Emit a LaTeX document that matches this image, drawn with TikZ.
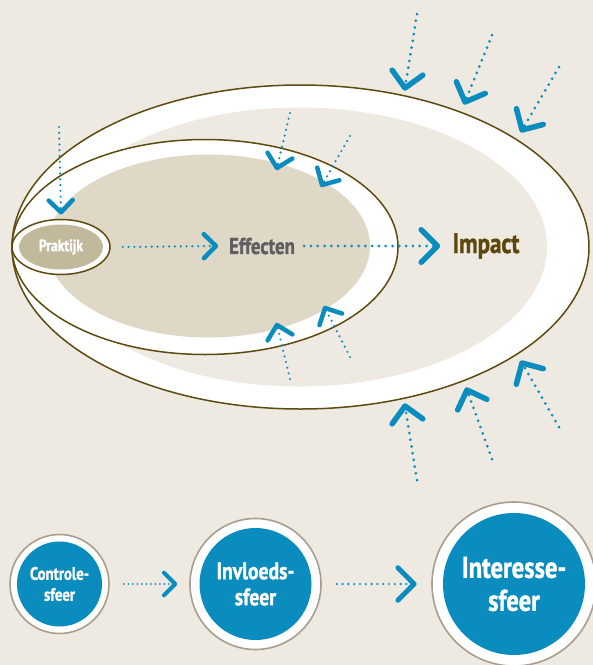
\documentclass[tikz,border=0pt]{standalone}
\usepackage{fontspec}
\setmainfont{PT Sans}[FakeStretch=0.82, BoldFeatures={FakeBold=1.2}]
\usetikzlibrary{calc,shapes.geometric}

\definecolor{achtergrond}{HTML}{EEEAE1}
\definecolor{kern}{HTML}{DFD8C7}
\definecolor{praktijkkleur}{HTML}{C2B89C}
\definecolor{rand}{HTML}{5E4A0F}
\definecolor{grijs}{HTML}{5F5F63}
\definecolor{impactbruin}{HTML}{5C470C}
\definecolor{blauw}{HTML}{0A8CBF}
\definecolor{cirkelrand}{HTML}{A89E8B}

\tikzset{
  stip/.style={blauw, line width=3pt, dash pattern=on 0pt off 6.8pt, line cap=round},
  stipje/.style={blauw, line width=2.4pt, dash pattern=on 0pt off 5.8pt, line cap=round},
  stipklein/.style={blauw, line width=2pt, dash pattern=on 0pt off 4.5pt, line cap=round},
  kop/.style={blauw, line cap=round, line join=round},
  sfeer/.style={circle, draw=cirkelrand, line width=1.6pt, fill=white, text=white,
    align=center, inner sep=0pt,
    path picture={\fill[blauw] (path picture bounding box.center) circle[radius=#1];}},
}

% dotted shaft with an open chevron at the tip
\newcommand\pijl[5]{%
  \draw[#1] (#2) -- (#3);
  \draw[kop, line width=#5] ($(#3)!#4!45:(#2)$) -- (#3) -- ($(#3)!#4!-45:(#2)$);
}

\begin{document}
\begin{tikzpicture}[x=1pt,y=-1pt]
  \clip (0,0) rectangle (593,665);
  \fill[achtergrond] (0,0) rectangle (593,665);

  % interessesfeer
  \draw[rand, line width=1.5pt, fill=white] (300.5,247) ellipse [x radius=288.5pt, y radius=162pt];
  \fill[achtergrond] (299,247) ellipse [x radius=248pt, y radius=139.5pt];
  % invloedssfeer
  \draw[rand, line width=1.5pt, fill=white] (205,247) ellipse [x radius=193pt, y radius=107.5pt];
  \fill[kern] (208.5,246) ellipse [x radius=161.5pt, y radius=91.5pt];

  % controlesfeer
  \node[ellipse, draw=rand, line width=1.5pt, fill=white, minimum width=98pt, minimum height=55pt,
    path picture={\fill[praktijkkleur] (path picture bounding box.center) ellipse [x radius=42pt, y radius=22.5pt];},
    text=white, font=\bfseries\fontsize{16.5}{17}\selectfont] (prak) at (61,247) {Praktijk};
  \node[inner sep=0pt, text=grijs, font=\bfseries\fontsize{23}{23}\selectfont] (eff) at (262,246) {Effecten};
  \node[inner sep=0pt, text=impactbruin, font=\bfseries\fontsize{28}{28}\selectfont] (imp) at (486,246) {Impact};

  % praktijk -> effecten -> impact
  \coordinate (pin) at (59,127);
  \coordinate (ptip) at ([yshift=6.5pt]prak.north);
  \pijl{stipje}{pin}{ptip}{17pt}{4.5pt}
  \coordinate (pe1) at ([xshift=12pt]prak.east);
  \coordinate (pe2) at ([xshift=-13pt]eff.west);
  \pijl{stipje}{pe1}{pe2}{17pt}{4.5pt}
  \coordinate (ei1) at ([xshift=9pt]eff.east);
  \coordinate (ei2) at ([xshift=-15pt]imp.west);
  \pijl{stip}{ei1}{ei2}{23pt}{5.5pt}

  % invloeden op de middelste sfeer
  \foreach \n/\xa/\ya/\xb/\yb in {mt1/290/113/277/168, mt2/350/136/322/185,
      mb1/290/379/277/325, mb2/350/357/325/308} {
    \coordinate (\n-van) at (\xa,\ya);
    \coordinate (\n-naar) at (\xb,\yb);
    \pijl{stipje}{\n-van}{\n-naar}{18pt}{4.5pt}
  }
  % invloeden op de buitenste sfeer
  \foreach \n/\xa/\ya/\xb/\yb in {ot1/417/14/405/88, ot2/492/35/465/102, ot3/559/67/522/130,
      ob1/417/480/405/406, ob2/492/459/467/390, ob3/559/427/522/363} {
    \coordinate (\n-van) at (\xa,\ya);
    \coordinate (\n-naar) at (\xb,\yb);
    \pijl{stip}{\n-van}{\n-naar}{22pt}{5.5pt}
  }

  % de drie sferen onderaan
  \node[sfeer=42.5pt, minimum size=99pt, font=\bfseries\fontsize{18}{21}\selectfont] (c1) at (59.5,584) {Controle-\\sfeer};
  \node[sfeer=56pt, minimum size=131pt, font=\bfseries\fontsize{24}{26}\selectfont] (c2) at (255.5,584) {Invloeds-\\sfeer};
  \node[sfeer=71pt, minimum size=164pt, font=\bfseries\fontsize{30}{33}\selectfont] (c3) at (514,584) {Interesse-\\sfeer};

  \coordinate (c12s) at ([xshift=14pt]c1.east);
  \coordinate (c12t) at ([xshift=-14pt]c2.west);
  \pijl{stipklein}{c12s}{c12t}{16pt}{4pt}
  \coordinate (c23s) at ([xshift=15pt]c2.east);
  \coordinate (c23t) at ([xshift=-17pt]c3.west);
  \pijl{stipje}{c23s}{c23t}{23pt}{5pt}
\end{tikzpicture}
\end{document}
··········
*TASK DESCRIPTION*.
Quote in full the listing given above; the images are to be left out.

*THE COMPLETED TASK*.
Emit a LaTeX document that matches this image, drawn with TikZ.
\documentclass[tikz,border=0pt]{standalone}
\usepackage{fontspec}
\setmainfont{PT Sans}[FakeStretch=0.82, BoldFeatures={FakeBold=1.2}]
\usetikzlibrary{calc,shapes.geometric}

\definecolor{achtergrond}{HTML}{EEEAE1}
\definecolor{kern}{HTML}{DFD8C7}
\definecolor{praktijkkleur}{HTML}{C2B89C}
\definecolor{rand}{HTML}{5E4A0F}
\definecolor{grijs}{HTML}{5F5F63}
\definecolor{impactbruin}{HTML}{5C470C}
\definecolor{blauw}{HTML}{0A8CBF}
\definecolor{cirkelrand}{HTML}{A89E8B}

\tikzset{
  stip/.style={blauw, line width=3pt, dash pattern=on 0pt off 6.8pt, line cap=round},
  stipje/.style={blauw, line width=2.4pt, dash pattern=on 0pt off 5.8pt, line cap=round},
  stipklein/.style={blauw, line width=2pt, dash pattern=on 0pt off 4.5pt, line cap=round},
  kop/.style={blauw, line cap=round, line join=round},
  sfeer/.style={circle, draw=cirkelrand, line width=1.6pt, fill=white, text=white,
    align=center, inner sep=0pt,
    path picture={\fill[blauw] (path picture bounding box.center) circle[radius=#1];}},
}

% dotted shaft with an open chevron at the tip
\newcommand\pijl[5]{%
  \draw[#1] (#2) -- (#3);
  \draw[kop, line width=#5] ($(#3)!#4!45:(#2)$) -- (#3) -- ($(#3)!#4!-45:(#2)$);
}

\begin{document}
\begin{tikzpicture}[x=1pt,y=-1pt]
  \clip (0,0) rectangle (593,665);
  \fill[achtergrond] (0,0) rectangle (593,665);

  % interessesfeer
  \draw[rand, line width=1.5pt, fill=white] (300.5,247) ellipse [x radius=288.5pt, y radius=162pt];
  \fill[achtergrond] (299,247) ellipse [x radius=248pt, y radius=139.5pt];
  % invloedssfeer
  \draw[rand, line width=1.5pt, fill=white] (205,247) ellipse [x radius=193pt, y radius=107.5pt];
  \fill[kern] (208.5,246) ellipse [x radius=161.5pt, y radius=91.5pt];

  % controlesfeer
  \node[ellipse, draw=rand, line width=1.5pt, fill=white, minimum width=98pt, minimum height=55pt,
    path picture={\fill[praktijkkleur] (path picture bounding box.center) ellipse [x radius=42pt, y radius=22.5pt];},
    text=white, font=\bfseries\fontsize{16.5}{17}\selectfont] (prak) at (61,247) {Praktijk};
  \node[inner sep=0pt, text=grijs, font=\bfseries\fontsize{23}{23}\selectfont] (eff) at (262,246) {Effecten};
  \node[inner sep=0pt, text=impactbruin, font=\bfseries\fontsize{28}{28}\selectfont] (imp) at (486,246) {Impact};

  % praktijk -> effecten -> impact
  \coordinate (pin) at (59,127);
  \coordinate (ptip) at ([yshift=6.5pt]prak.north);
  \pijl{stipje}{pin}{ptip}{17pt}{4.5pt}
  \coordinate (pe1) at ([xshift=12pt]prak.east);
  \coordinate (pe2) at ([xshift=-13pt]eff.west);
  \pijl{stipje}{pe1}{pe2}{17pt}{4.5pt}
  \coordinate (ei1) at ([xshift=9pt]eff.east);
  \coordinate (ei2) at ([xshift=-15pt]imp.west);
  \pijl{stip}{ei1}{ei2}{23pt}{5.5pt}

  % invloeden op de middelste sfeer
  \foreach \n/\xa/\ya/\xb/\yb in {mt1/290/113/277/168, mt2/350/136/322/185,
      mb1/290/379/277/325, mb2/350/357/325/308} {
    \coordinate (\n-van) at (\xa,\ya);
    \coordinate (\n-naar) at (\xb,\yb);
    \pijl{stipje}{\n-van}{\n-naar}{18pt}{4.5pt}
  }
  % invloeden op de buitenste sfeer
  \foreach \n/\xa/\ya/\xb/\yb in {ot1/417/14/405/88, ot2/492/35/465/102, ot3/559/67/522/130,
      ob1/417/480/405/406, ob2/492/459/467/390, ob3/559/427/522/363} {
    \coordinate (\n-van) at (\xa,\ya);
    \coordinate (\n-naar) at (\xb,\yb);
    \pijl{stip}{\n-van}{\n-naar}{22pt}{5.5pt}
  }

  % de drie sferen onderaan
  \node[sfeer=42.5pt, minimum size=99pt, font=\bfseries\fontsize{18}{21}\selectfont] (c1) at (59.5,584) {Controle-\\sfeer};
  \node[sfeer=56pt, minimum size=131pt, font=\bfseries\fontsize{24}{26}\selectfont] (c2) at (255.5,584) {Invloeds-\\sfeer};
  \node[sfeer=71pt, minimum size=164pt, font=\bfseries\fontsize{30}{33}\selectfont] (c3) at (514,584) {Interesse-\\sfeer};

  \coordinate (c12s) at ([xshift=14pt]c1.east);
  \coordinate (c12t) at ([xshift=-14pt]c2.west);
  \pijl{stipklein}{c12s}{c12t}{16pt}{4pt}
  \coordinate (c23s) at ([xshift=15pt]c2.east);
  \coordinate (c23t) at ([xshift=-17pt]c3.west);
  \pijl{stipje}{c23s}{c23t}{23pt}{5pt}
\end{tikzpicture}
\end{document}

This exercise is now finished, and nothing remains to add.